**Supplied data:**
⟨
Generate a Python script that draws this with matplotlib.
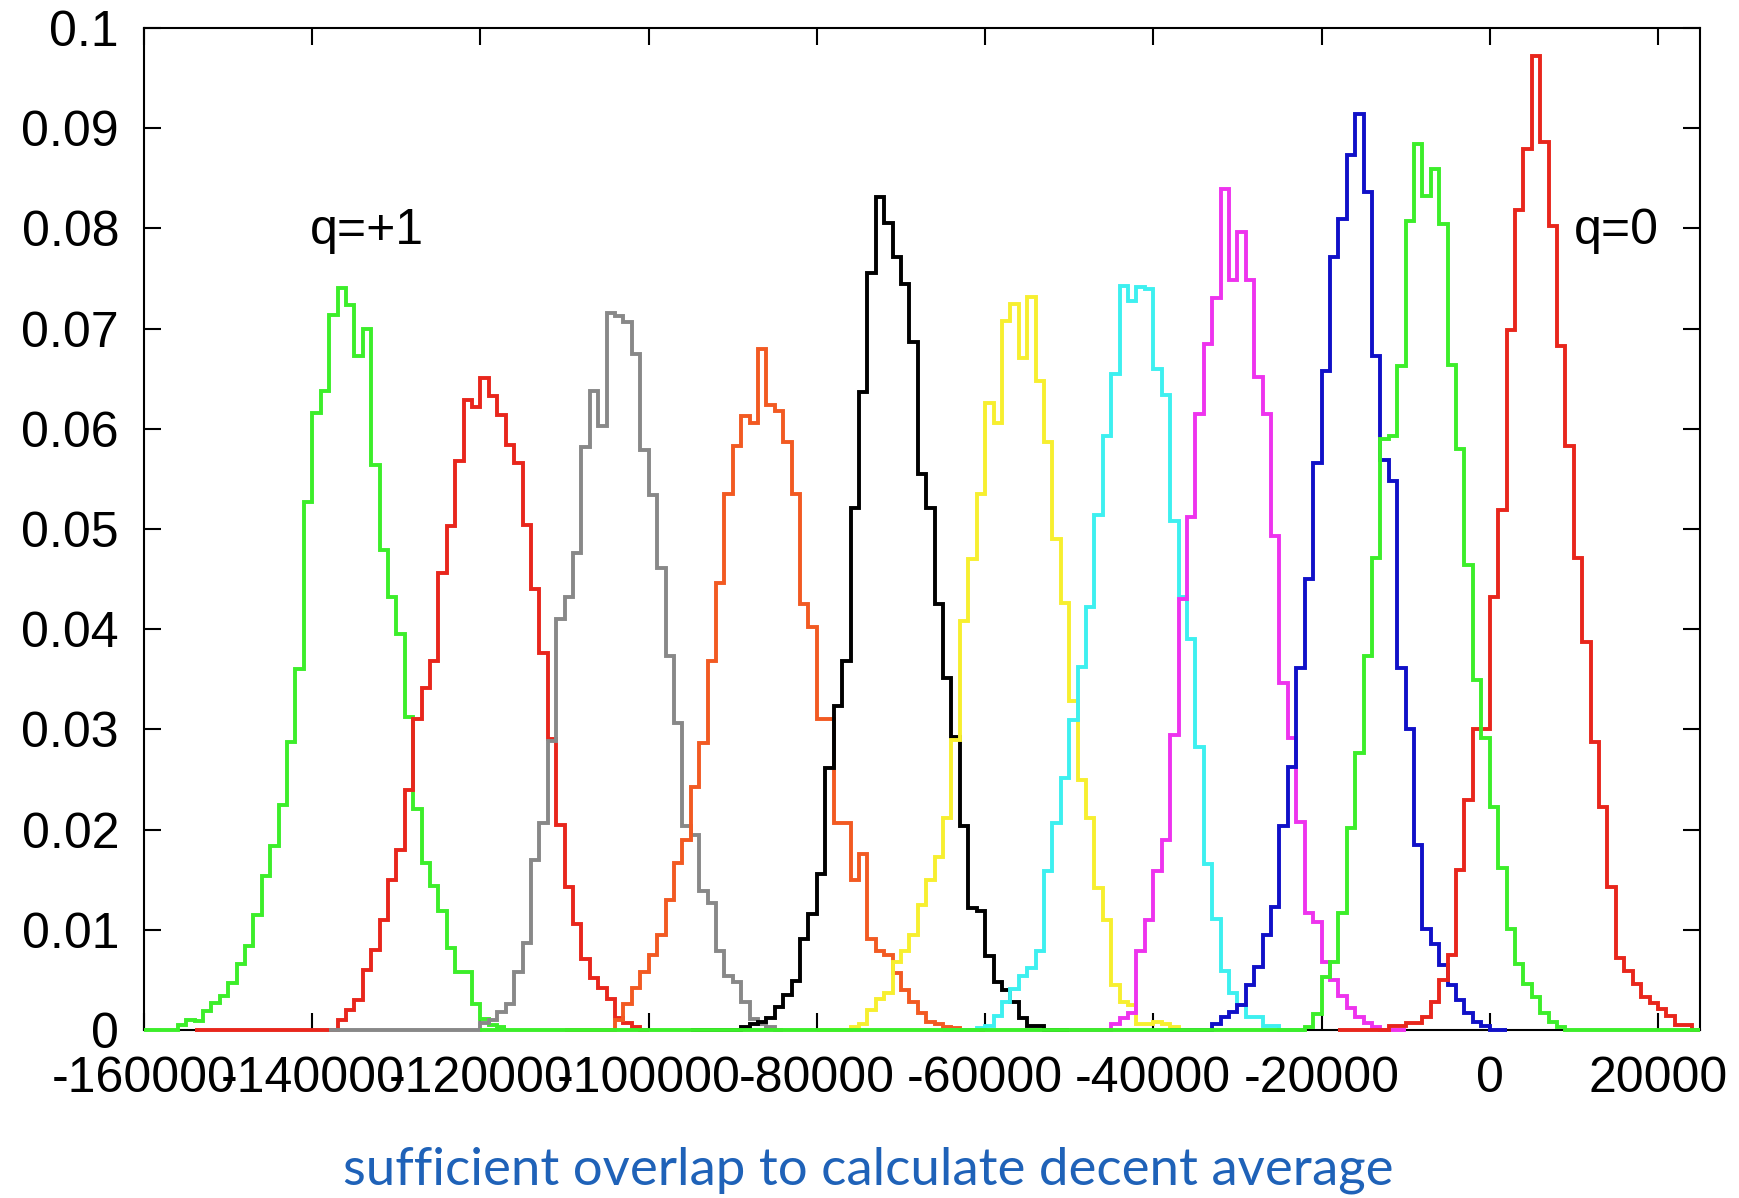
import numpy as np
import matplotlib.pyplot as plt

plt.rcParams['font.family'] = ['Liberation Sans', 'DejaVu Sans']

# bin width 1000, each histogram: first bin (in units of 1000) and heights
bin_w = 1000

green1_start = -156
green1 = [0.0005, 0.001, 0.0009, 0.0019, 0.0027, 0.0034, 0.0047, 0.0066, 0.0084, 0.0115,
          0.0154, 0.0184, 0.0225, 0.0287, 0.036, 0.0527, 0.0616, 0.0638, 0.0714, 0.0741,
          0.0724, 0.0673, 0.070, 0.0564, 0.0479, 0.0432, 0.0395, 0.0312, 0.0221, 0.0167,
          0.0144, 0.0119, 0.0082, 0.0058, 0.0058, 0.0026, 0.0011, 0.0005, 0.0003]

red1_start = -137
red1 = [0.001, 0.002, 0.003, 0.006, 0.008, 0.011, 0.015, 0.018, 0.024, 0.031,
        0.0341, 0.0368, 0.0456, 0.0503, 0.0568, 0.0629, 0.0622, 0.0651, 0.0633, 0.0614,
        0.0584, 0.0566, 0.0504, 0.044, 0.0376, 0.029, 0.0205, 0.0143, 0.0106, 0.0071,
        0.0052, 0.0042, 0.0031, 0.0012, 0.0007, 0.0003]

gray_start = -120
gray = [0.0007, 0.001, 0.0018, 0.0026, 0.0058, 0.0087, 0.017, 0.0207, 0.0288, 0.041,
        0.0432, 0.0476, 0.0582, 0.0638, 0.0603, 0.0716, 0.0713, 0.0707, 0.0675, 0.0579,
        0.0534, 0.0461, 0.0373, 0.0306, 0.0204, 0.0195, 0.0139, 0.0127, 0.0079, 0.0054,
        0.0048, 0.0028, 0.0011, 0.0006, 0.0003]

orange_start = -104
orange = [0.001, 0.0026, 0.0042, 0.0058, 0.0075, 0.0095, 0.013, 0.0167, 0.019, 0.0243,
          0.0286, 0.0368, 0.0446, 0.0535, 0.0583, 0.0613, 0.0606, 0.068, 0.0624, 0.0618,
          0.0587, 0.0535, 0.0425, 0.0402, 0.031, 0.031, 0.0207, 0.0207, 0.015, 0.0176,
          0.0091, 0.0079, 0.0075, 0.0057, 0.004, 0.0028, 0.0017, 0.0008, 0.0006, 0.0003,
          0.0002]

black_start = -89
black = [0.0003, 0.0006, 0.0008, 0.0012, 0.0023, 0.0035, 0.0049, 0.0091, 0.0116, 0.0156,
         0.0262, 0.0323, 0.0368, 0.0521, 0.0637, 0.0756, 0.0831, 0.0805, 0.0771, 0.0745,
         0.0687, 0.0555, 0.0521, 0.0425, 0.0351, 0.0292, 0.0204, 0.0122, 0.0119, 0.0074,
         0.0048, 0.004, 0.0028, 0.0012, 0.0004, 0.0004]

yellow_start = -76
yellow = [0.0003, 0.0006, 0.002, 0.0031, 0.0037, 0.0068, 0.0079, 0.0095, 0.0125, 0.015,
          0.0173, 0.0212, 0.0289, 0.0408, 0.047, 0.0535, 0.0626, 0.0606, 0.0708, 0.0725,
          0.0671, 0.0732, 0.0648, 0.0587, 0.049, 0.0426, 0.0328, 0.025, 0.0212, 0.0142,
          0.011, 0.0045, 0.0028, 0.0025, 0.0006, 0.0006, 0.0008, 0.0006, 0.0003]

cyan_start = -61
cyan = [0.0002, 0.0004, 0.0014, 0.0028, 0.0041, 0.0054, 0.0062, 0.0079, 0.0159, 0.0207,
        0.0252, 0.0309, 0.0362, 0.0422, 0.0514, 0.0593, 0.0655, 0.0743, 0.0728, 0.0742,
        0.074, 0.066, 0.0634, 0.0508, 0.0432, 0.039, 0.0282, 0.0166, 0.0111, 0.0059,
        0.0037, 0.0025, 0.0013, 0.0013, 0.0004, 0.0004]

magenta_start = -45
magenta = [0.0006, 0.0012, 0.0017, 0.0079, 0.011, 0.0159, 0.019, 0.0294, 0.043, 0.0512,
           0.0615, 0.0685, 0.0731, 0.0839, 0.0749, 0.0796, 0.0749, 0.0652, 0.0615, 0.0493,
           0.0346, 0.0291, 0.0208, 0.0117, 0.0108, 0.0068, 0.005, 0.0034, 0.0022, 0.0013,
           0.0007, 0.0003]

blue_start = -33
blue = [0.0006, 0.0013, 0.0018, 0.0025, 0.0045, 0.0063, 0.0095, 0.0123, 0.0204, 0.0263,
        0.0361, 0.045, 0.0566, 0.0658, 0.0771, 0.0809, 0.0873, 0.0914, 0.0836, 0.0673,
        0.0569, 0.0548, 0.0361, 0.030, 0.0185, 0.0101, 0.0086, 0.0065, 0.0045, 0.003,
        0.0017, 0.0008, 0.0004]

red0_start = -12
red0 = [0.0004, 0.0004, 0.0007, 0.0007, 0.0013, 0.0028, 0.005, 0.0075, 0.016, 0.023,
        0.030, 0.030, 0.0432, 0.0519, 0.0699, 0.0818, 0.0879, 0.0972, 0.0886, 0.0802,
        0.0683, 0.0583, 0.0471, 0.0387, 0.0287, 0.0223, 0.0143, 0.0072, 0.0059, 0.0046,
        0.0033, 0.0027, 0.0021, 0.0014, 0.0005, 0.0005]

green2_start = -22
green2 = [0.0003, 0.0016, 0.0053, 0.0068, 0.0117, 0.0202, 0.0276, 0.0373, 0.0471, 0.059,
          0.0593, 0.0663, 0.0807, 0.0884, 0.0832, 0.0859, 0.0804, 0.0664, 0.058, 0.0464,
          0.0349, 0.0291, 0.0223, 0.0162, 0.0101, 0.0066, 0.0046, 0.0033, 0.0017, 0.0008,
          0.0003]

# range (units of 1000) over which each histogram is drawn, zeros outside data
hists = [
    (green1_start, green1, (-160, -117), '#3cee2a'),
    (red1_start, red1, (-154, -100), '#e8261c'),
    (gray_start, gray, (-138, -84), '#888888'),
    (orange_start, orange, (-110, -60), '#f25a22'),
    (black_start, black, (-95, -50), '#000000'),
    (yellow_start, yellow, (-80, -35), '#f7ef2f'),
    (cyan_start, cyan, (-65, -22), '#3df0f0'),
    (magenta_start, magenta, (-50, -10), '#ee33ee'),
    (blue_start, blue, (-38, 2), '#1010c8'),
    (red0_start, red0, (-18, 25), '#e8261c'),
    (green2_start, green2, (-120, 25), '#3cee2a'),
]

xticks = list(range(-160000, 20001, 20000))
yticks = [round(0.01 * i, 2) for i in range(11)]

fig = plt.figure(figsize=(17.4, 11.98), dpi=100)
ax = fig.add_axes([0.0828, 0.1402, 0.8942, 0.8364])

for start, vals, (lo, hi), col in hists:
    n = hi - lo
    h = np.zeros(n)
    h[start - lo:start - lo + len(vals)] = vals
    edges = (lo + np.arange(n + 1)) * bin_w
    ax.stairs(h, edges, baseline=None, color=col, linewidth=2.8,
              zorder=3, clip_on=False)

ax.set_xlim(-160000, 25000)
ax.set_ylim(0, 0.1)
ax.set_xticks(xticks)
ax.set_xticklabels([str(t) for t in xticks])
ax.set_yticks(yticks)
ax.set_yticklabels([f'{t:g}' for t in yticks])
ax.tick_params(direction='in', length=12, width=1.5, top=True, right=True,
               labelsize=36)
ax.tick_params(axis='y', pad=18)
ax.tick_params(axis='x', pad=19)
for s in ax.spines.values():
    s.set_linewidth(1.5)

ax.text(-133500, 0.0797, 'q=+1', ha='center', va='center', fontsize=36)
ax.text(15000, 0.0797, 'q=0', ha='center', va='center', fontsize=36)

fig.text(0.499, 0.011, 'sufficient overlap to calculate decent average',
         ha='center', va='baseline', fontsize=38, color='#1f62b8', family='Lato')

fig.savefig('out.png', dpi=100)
⟩
**What you should do:** Leave the pictures out and reproduce exactly the lines from the top of the listing above through the line with "0.0048, 0.004, 0.0028, 0.0012, 0.0004, 0.0004]".

**Result for this exercise:**
Generate a Python script that draws this with matplotlib.
import numpy as np
import matplotlib.pyplot as plt

plt.rcParams['font.family'] = ['Liberation Sans', 'DejaVu Sans']

# bin width 1000, each histogram: first bin (in units of 1000) and heights
bin_w = 1000

green1_start = -156
green1 = [0.0005, 0.001, 0.0009, 0.0019, 0.0027, 0.0034, 0.0047, 0.0066, 0.0084, 0.0115,
          0.0154, 0.0184, 0.0225, 0.0287, 0.036, 0.0527, 0.0616, 0.0638, 0.0714, 0.0741,
          0.0724, 0.0673, 0.070, 0.0564, 0.0479, 0.0432, 0.0395, 0.0312, 0.0221, 0.0167,
          0.0144, 0.0119, 0.0082, 0.0058, 0.0058, 0.0026, 0.0011, 0.0005, 0.0003]

red1_start = -137
red1 = [0.001, 0.002, 0.003, 0.006, 0.008, 0.011, 0.015, 0.018, 0.024, 0.031,
        0.0341, 0.0368, 0.0456, 0.0503, 0.0568, 0.0629, 0.0622, 0.0651, 0.0633, 0.0614,
        0.0584, 0.0566, 0.0504, 0.044, 0.0376, 0.029, 0.0205, 0.0143, 0.0106, 0.0071,
        0.0052, 0.0042, 0.0031, 0.0012, 0.0007, 0.0003]

gray_start = -120
gray = [0.0007, 0.001, 0.0018, 0.0026, 0.0058, 0.0087, 0.017, 0.0207, 0.0288, 0.041,
        0.0432, 0.0476, 0.0582, 0.0638, 0.0603, 0.0716, 0.0713, 0.0707, 0.0675, 0.0579,
        0.0534, 0.0461, 0.0373, 0.0306, 0.0204, 0.0195, 0.0139, 0.0127, 0.0079, 0.0054,
        0.0048, 0.0028, 0.0011, 0.0006, 0.0003]

orange_start = -104
orange = [0.001, 0.0026, 0.0042, 0.0058, 0.0075, 0.0095, 0.013, 0.0167, 0.019, 0.0243,
          0.0286, 0.0368, 0.0446, 0.0535, 0.0583, 0.0613, 0.0606, 0.068, 0.0624, 0.0618,
          0.0587, 0.0535, 0.0425, 0.0402, 0.031, 0.031, 0.0207, 0.0207, 0.015, 0.0176,
          0.0091, 0.0079, 0.0075, 0.0057, 0.004, 0.0028, 0.0017, 0.0008, 0.0006, 0.0003,
          0.0002]

black_start = -89
black = [0.0003, 0.0006, 0.0008, 0.0012, 0.0023, 0.0035, 0.0049, 0.0091, 0.0116, 0.0156,
         0.0262, 0.0323, 0.0368, 0.0521, 0.0637, 0.0756, 0.0831, 0.0805, 0.0771, 0.0745,
         0.0687, 0.0555, 0.0521, 0.0425, 0.0351, 0.0292, 0.0204, 0.0122, 0.0119, 0.0074,
         0.0048, 0.004, 0.0028, 0.0012, 0.0004, 0.0004]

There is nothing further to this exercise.